** BEGIN Collected material **

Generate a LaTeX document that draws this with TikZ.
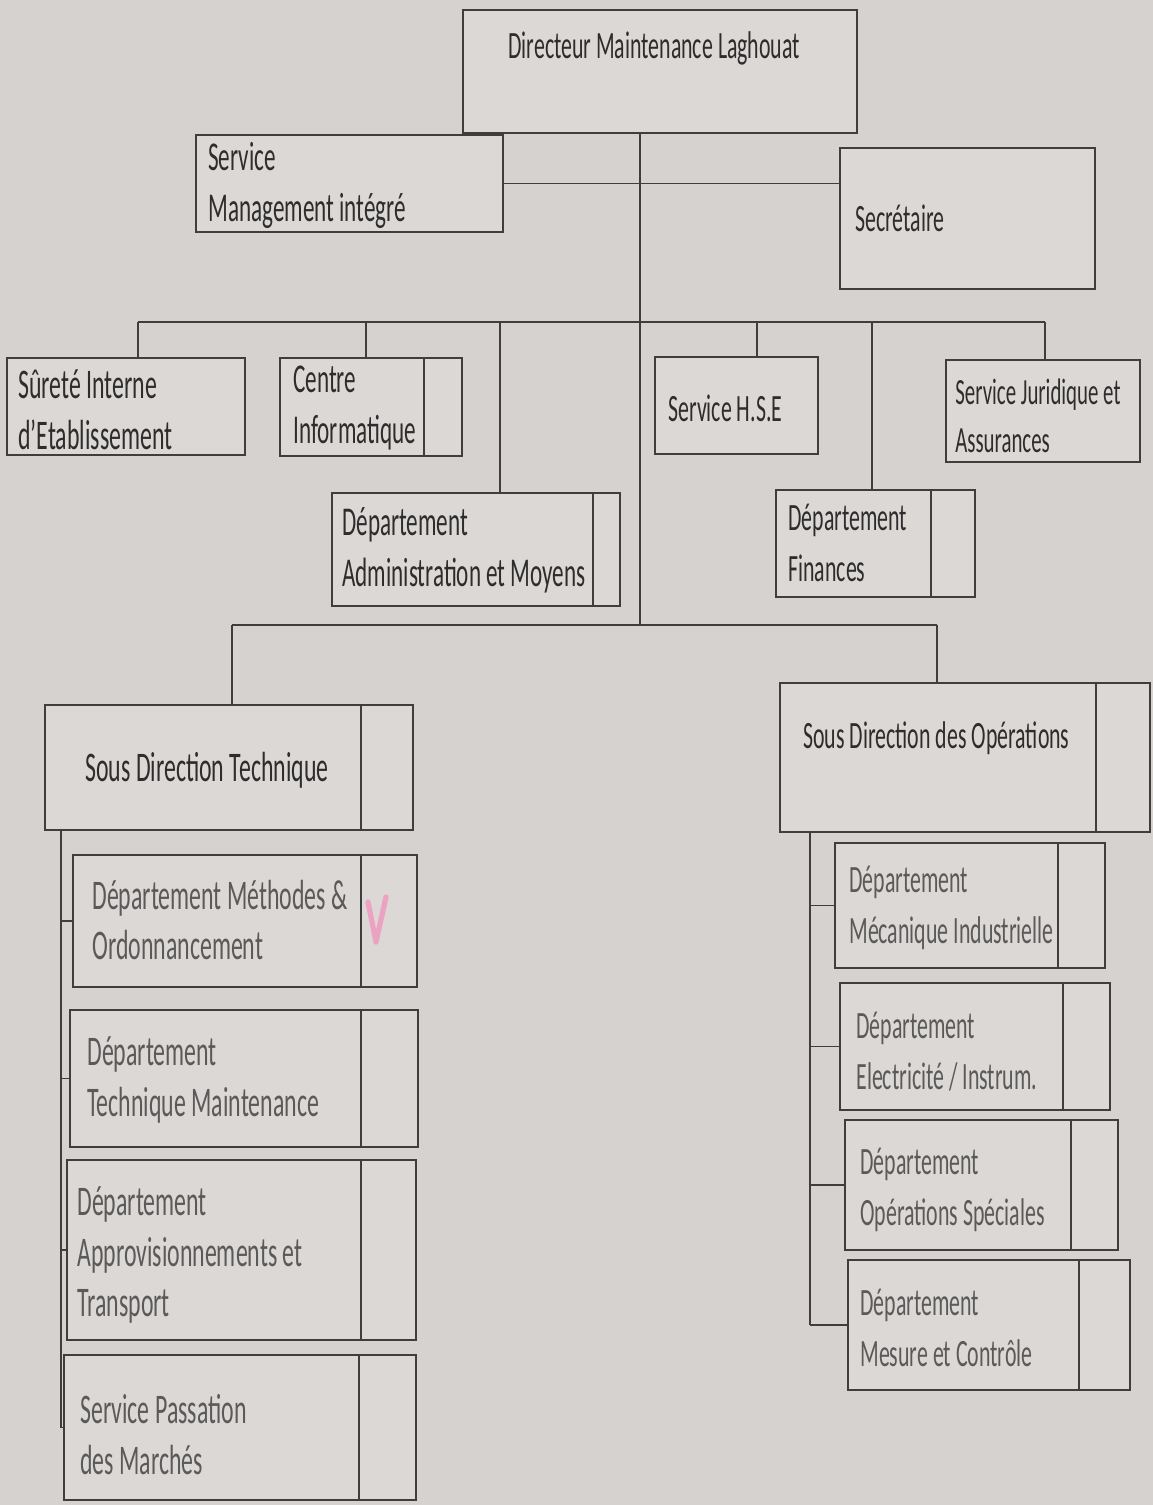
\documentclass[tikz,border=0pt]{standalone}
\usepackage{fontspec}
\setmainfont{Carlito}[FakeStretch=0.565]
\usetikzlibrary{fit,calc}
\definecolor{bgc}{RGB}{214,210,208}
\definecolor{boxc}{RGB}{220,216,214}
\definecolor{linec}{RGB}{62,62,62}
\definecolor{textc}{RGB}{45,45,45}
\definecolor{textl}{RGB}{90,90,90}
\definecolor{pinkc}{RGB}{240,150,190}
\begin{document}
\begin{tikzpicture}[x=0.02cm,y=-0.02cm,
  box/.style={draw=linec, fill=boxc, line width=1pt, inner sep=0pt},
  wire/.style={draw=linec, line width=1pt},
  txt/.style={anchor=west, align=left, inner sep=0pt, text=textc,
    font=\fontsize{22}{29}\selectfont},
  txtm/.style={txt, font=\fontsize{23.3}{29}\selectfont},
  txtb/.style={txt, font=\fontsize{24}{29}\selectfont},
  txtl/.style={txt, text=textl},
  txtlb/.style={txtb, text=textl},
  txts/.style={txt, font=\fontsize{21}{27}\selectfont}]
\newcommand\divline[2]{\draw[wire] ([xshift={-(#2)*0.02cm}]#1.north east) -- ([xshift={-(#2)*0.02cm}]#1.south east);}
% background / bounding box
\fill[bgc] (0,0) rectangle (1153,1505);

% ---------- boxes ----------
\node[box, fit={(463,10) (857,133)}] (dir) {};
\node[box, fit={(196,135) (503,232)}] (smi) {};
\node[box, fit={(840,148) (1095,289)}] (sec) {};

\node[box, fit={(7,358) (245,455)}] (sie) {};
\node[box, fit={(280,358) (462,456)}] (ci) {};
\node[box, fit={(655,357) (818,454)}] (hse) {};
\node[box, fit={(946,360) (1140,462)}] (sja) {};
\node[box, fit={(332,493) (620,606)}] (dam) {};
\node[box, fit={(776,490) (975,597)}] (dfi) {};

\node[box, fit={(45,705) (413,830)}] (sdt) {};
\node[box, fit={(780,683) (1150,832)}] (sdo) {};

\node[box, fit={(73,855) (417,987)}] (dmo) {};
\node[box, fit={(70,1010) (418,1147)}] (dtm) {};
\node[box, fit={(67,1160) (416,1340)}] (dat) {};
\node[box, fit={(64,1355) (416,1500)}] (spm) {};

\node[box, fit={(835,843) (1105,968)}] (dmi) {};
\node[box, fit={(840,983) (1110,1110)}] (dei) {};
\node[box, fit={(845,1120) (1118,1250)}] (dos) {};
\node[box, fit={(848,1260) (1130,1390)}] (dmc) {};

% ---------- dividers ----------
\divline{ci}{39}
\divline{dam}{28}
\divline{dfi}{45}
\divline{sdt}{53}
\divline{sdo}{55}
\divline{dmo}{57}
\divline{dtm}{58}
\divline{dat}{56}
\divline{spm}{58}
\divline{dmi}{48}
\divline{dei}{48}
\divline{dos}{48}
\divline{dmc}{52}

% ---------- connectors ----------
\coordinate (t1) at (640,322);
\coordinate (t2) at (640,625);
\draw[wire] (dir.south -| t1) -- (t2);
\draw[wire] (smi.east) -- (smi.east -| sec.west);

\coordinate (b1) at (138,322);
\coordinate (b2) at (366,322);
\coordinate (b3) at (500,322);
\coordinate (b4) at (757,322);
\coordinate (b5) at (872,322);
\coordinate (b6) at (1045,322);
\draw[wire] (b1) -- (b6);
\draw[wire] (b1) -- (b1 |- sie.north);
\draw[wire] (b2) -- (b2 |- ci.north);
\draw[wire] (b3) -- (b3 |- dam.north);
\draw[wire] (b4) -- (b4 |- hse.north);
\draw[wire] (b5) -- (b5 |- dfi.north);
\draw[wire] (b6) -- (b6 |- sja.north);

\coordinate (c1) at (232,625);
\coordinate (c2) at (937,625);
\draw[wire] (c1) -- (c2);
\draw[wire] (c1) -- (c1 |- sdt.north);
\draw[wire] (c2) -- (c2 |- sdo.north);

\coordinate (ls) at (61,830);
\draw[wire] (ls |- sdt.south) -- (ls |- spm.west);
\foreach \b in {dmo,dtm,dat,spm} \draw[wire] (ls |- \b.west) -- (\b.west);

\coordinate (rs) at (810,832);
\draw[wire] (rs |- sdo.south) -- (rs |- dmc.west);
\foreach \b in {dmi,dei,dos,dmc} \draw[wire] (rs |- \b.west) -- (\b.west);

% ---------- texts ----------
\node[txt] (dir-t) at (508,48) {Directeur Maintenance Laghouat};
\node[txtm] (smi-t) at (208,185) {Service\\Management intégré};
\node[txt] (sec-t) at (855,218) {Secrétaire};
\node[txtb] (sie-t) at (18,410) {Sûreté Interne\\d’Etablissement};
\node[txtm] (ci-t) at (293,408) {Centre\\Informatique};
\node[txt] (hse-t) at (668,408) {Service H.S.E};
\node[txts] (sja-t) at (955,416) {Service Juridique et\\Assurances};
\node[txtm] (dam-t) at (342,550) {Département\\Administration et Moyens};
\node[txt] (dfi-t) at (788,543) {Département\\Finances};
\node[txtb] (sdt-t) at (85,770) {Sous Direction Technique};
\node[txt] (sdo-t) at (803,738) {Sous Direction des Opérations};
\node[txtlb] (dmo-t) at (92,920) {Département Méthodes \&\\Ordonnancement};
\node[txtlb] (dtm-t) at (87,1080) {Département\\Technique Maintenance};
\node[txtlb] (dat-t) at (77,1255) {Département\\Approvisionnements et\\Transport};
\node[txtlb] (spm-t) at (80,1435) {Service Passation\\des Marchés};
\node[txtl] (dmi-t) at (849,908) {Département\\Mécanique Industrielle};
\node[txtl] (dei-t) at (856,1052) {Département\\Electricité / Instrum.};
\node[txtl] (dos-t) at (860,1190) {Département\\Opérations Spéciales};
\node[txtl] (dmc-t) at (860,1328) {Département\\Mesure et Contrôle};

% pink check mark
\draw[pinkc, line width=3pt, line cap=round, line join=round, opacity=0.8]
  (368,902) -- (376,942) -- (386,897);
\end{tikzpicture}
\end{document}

** END Collected material **

▸ **Work to be completed**: Reproduce the material word for word, minus the images.

▸ **Result below**:
Generate a LaTeX document that draws this with TikZ.
\documentclass[tikz,border=0pt]{standalone}
\usepackage{fontspec}
\setmainfont{Carlito}[FakeStretch=0.565]
\usetikzlibrary{fit,calc}
\definecolor{bgc}{RGB}{214,210,208}
\definecolor{boxc}{RGB}{220,216,214}
\definecolor{linec}{RGB}{62,62,62}
\definecolor{textc}{RGB}{45,45,45}
\definecolor{textl}{RGB}{90,90,90}
\definecolor{pinkc}{RGB}{240,150,190}
\begin{document}
\begin{tikzpicture}[x=0.02cm,y=-0.02cm,
  box/.style={draw=linec, fill=boxc, line width=1pt, inner sep=0pt},
  wire/.style={draw=linec, line width=1pt},
  txt/.style={anchor=west, align=left, inner sep=0pt, text=textc,
    font=\fontsize{22}{29}\selectfont},
  txtm/.style={txt, font=\fontsize{23.3}{29}\selectfont},
  txtb/.style={txt, font=\fontsize{24}{29}\selectfont},
  txtl/.style={txt, text=textl},
  txtlb/.style={txtb, text=textl},
  txts/.style={txt, font=\fontsize{21}{27}\selectfont}]
\newcommand\divline[2]{\draw[wire] ([xshift={-(#2)*0.02cm}]#1.north east) -- ([xshift={-(#2)*0.02cm}]#1.south east);}
% background / bounding box
\fill[bgc] (0,0) rectangle (1153,1505);

% ---------- boxes ----------
\node[box, fit={(463,10) (857,133)}] (dir) {};
\node[box, fit={(196,135) (503,232)}] (smi) {};
\node[box, fit={(840,148) (1095,289)}] (sec) {};

\node[box, fit={(7,358) (245,455)}] (sie) {};
\node[box, fit={(280,358) (462,456)}] (ci) {};
\node[box, fit={(655,357) (818,454)}] (hse) {};
\node[box, fit={(946,360) (1140,462)}] (sja) {};
\node[box, fit={(332,493) (620,606)}] (dam) {};
\node[box, fit={(776,490) (975,597)}] (dfi) {};

\node[box, fit={(45,705) (413,830)}] (sdt) {};
\node[box, fit={(780,683) (1150,832)}] (sdo) {};

\node[box, fit={(73,855) (417,987)}] (dmo) {};
\node[box, fit={(70,1010) (418,1147)}] (dtm) {};
\node[box, fit={(67,1160) (416,1340)}] (dat) {};
\node[box, fit={(64,1355) (416,1500)}] (spm) {};

\node[box, fit={(835,843) (1105,968)}] (dmi) {};
\node[box, fit={(840,983) (1110,1110)}] (dei) {};
\node[box, fit={(845,1120) (1118,1250)}] (dos) {};
\node[box, fit={(848,1260) (1130,1390)}] (dmc) {};

% ---------- dividers ----------
\divline{ci}{39}
\divline{dam}{28}
\divline{dfi}{45}
\divline{sdt}{53}
\divline{sdo}{55}
\divline{dmo}{57}
\divline{dtm}{58}
\divline{dat}{56}
\divline{spm}{58}
\divline{dmi}{48}
\divline{dei}{48}
\divline{dos}{48}
\divline{dmc}{52}

% ---------- connectors ----------
\coordinate (t1) at (640,322);
\coordinate (t2) at (640,625);
\draw[wire] (dir.south -| t1) -- (t2);
\draw[wire] (smi.east) -- (smi.east -| sec.west);

\coordinate (b1) at (138,322);
\coordinate (b2) at (366,322);
\coordinate (b3) at (500,322);
\coordinate (b4) at (757,322);
\coordinate (b5) at (872,322);
\coordinate (b6) at (1045,322);
\draw[wire] (b1) -- (b6);
\draw[wire] (b1) -- (b1 |- sie.north);
\draw[wire] (b2) -- (b2 |- ci.north);
\draw[wire] (b3) -- (b3 |- dam.north);
\draw[wire] (b4) -- (b4 |- hse.north);
\draw[wire] (b5) -- (b5 |- dfi.north);
\draw[wire] (b6) -- (b6 |- sja.north);

\coordinate (c1) at (232,625);
\coordinate (c2) at (937,625);
\draw[wire] (c1) -- (c2);
\draw[wire] (c1) -- (c1 |- sdt.north);
\draw[wire] (c2) -- (c2 |- sdo.north);

\coordinate (ls) at (61,830);
\draw[wire] (ls |- sdt.south) -- (ls |- spm.west);
\foreach \b in {dmo,dtm,dat,spm} \draw[wire] (ls |- \b.west) -- (\b.west);

\coordinate (rs) at (810,832);
\draw[wire] (rs |- sdo.south) -- (rs |- dmc.west);
\foreach \b in {dmi,dei,dos,dmc} \draw[wire] (rs |- \b.west) -- (\b.west);

% ---------- texts ----------
\node[txt] (dir-t) at (508,48) {Directeur Maintenance Laghouat};
\node[txtm] (smi-t) at (208,185) {Service\\Management intégré};
\node[txt] (sec-t) at (855,218) {Secrétaire};
\node[txtb] (sie-t) at (18,410) {Sûreté Interne\\d’Etablissement};
\node[txtm] (ci-t) at (293,408) {Centre\\Informatique};
\node[txt] (hse-t) at (668,408) {Service H.S.E};
\node[txts] (sja-t) at (955,416) {Service Juridique et\\Assurances};
\node[txtm] (dam-t) at (342,550) {Département\\Administration et Moyens};
\node[txt] (dfi-t) at (788,543) {Département\\Finances};
\node[txtb] (sdt-t) at (85,770) {Sous Direction Technique};
\node[txt] (sdo-t) at (803,738) {Sous Direction des Opérations};
\node[txtlb] (dmo-t) at (92,920) {Département Méthodes \&\\Ordonnancement};
\node[txtlb] (dtm-t) at (87,1080) {Département\\Technique Maintenance};
\node[txtlb] (dat-t) at (77,1255) {Département\\Approvisionnements et\\Transport};
\node[txtlb] (spm-t) at (80,1435) {Service Passation\\des Marchés};
\node[txtl] (dmi-t) at (849,908) {Département\\Mécanique Industrielle};
\node[txtl] (dei-t) at (856,1052) {Département\\Electricité / Instrum.};
\node[txtl] (dos-t) at (860,1190) {Département\\Opérations Spéciales};
\node[txtl] (dmc-t) at (860,1328) {Département\\Mesure et Contrôle};

% pink check mark
\draw[pinkc, line width=3pt, line cap=round, line join=round, opacity=0.8]
  (368,902) -- (376,942) -- (386,897);
\end{tikzpicture}
\end{document}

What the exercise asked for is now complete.